What is needed:
Your job is to retype all of the data word for word, leaving every image out.

Supplied data:
***
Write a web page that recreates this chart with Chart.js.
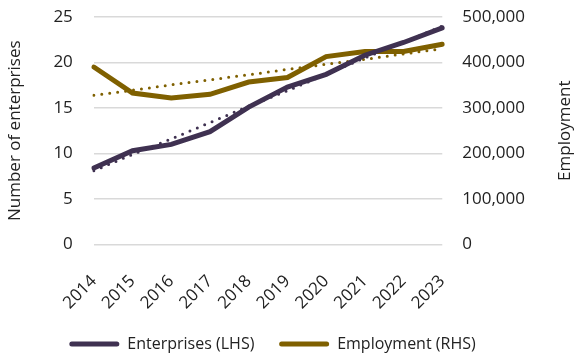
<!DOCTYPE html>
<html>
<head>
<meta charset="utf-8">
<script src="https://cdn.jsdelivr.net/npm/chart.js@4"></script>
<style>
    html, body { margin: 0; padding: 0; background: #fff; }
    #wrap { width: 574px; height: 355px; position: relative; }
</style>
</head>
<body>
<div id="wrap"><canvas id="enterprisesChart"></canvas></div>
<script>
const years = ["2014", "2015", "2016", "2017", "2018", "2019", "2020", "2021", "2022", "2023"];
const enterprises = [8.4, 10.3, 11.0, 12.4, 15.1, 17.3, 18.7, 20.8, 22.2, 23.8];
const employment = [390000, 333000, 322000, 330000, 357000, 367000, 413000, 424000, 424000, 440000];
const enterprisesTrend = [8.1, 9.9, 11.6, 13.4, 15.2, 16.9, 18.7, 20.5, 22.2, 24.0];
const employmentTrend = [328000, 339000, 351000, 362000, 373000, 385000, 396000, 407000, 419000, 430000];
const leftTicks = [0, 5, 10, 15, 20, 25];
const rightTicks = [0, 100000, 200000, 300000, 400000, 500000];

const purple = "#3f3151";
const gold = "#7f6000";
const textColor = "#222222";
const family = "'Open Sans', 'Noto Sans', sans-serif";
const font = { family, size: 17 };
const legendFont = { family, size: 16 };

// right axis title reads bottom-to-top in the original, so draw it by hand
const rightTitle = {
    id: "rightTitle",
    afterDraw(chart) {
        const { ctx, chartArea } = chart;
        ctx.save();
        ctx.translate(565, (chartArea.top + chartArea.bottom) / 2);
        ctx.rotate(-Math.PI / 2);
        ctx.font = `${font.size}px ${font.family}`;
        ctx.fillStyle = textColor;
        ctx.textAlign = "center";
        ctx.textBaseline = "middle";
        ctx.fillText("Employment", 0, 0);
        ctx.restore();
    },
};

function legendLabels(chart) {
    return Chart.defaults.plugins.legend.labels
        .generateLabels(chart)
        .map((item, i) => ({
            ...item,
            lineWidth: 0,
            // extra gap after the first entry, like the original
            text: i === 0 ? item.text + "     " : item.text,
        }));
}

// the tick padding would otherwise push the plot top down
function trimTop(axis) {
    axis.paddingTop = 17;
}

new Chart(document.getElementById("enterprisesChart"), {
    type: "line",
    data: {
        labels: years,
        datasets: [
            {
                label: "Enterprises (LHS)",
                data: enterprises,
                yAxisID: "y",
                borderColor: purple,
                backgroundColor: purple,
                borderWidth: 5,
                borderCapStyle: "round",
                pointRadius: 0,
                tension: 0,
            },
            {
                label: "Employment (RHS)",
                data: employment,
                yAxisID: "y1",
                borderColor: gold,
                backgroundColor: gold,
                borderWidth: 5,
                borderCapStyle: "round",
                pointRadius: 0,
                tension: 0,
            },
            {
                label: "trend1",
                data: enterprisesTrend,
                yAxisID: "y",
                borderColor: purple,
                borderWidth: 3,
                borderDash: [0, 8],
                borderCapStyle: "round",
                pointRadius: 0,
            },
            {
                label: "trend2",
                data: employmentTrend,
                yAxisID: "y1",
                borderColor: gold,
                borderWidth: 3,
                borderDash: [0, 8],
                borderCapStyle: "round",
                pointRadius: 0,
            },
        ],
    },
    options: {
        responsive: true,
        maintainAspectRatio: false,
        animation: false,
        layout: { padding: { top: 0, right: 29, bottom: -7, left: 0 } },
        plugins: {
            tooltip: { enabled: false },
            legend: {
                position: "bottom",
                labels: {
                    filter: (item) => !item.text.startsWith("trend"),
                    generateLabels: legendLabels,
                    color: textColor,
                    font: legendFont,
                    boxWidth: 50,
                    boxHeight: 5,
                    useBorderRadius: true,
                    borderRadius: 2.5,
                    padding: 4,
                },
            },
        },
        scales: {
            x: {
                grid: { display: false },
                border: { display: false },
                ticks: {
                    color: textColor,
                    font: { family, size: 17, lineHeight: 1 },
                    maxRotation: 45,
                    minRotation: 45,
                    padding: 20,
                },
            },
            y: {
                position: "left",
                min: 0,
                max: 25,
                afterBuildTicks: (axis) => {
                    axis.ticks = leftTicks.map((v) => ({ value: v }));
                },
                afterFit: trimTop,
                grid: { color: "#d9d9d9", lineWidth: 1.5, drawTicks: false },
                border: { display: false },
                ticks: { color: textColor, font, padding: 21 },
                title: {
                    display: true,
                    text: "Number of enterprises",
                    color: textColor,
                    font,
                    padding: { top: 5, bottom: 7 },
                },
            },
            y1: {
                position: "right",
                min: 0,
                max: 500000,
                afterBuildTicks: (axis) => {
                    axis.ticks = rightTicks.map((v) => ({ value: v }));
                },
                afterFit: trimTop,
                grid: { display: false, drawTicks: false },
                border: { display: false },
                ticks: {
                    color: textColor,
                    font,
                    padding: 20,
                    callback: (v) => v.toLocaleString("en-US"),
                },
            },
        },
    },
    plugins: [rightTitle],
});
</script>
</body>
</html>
***
Response to the task:
Write a web page that recreates this chart with Chart.js.
<!DOCTYPE html>
<html>
<head>
<meta charset="utf-8">
<script src="https://cdn.jsdelivr.net/npm/chart.js@4"></script>
<style>
    html, body { margin: 0; padding: 0; background: #fff; }
    #wrap { width: 574px; height: 355px; position: relative; }
</style>
</head>
<body>
<div id="wrap"><canvas id="enterprisesChart"></canvas></div>
<script>
const years = ["2014", "2015", "2016", "2017", "2018", "2019", "2020", "2021", "2022", "2023"];
const enterprises = [8.4, 10.3, 11.0, 12.4, 15.1, 17.3, 18.7, 20.8, 22.2, 23.8];
const employment = [390000, 333000, 322000, 330000, 357000, 367000, 413000, 424000, 424000, 440000];
const enterprisesTrend = [8.1, 9.9, 11.6, 13.4, 15.2, 16.9, 18.7, 20.5, 22.2, 24.0];
const employmentTrend = [328000, 339000, 351000, 362000, 373000, 385000, 396000, 407000, 419000, 430000];
const leftTicks = [0, 5, 10, 15, 20, 25];
const rightTicks = [0, 100000, 200000, 300000, 400000, 500000];

const purple = "#3f3151";
const gold = "#7f6000";
const textColor = "#222222";
const family = "'Open Sans', 'Noto Sans', sans-serif";
const font = { family, size: 17 };
const legendFont = { family, size: 16 };

// right axis title reads bottom-to-top in the original, so draw it by hand
const rightTitle = {
    id: "rightTitle",
    afterDraw(chart) {
        const { ctx, chartArea } = chart;
        ctx.save();
        ctx.translate(565, (chartArea.top + chartArea.bottom) / 2);
        ctx.rotate(-Math.PI / 2);
        ctx.font = `${font.size}px ${font.family}`;
        ctx.fillStyle = textColor;
        ctx.textAlign = "center";
        ctx.textBaseline = "middle";
        ctx.fillText("Employment", 0, 0);
        ctx.restore();
    },
};

function legendLabels(chart) {
    return Chart.defaults.plugins.legend.labels
        .generateLabels(chart)
        .map((item, i) => ({
            ...item,
            lineWidth: 0,
            // extra gap after the first entry, like the original
            text: i === 0 ? item.text + "     " : item.text,
        }));
}

// the tick padding would otherwise push the plot top down
function trimTop(axis) {
    axis.paddingTop = 17;
}

new Chart(document.getElementById("enterprisesChart"), {
    type: "line",
    data: {
        labels: years,
        datasets: [
            {
                label: "Enterprises (LHS)",
                data: enterprises,
                yAxisID: "y",
                borderColor: purple,
                backgroundColor: purple,
                borderWidth: 5,
                borderCapStyle: "round",
                pointRadius: 0,
                tension: 0,
            },
            {
                label: "Employment (RHS)",
                data: employment,
                yAxisID: "y1",
                borderColor: gold,
                backgroundColor: gold,
                borderWidth: 5,
                borderCapStyle: "round",
                pointRadius: 0,
                tension: 0,
            },
            {
                label: "trend1",
                data: enterprisesTrend,
                yAxisID: "y",
                borderColor: purple,
                borderWidth: 3,
                borderDash: [0, 8],
                borderCapStyle: "round",
                pointRadius: 0,
            },
            {
                label: "trend2",
                data: employmentTrend,
                yAxisID: "y1",
                borderColor: gold,
                borderWidth: 3,
                borderDash: [0, 8],
                borderCapStyle: "round",
                pointRadius: 0,
            },
        ],
    },
    options: {
        responsive: true,
        maintainAspectRatio: false,
        animation: false,
        layout: { padding: { top: 0, right: 29, bottom: -7, left: 0 } },
        plugins: {
            tooltip: { enabled: false },
            legend: {
                position: "bottom",
                labels: {
                    filter: (item) => !item.text.startsWith("trend"),
                    generateLabels: legendLabels,
                    color: textColor,
                    font: legendFont,
                    boxWidth: 50,
                    boxHeight: 5,
                    useBorderRadius: true,
                    borderRadius: 2.5,
                    padding: 4,
                },
            },
        },
        scales: {
            x: {
                grid: { display: false },
                border: { display: false },
                ticks: {
                    color: textColor,
                    font: { family, size: 17, lineHeight: 1 },
                    maxRotation: 45,
                    minRotation: 45,
                    padding: 20,
                },
            },
            y: {
                position: "left",
                min: 0,
                max: 25,
                afterBuildTicks: (axis) => {
                    axis.ticks = leftTicks.map((v) => ({ value: v }));
                },
                afterFit: trimTop,
                grid: { color: "#d9d9d9", lineWidth: 1.5, drawTicks: false },
                border: { display: false },
                ticks: { color: textColor, font, padding: 21 },
                title: {
                    display: true,
                    text: "Number of enterprises",
                    color: textColor,
                    font,
                    padding: { top: 5, bottom: 7 },
                },
            },
            y1: {
                position: "right",
                min: 0,
                max: 500000,
                afterBuildTicks: (axis) => {
                    axis.ticks = rightTicks.map((v) => ({ value: v }));
                },
                afterFit: trimTop,
                grid: { display: false, drawTicks: false },
                border: { display: false },
                ticks: {
                    color: textColor,
                    font,
                    padding: 20,
                    callback: (v) => v.toLocaleString("en-US"),
                },
            },
        },
    },
    plugins: [rightTitle],
});
</script>
</body>
</html>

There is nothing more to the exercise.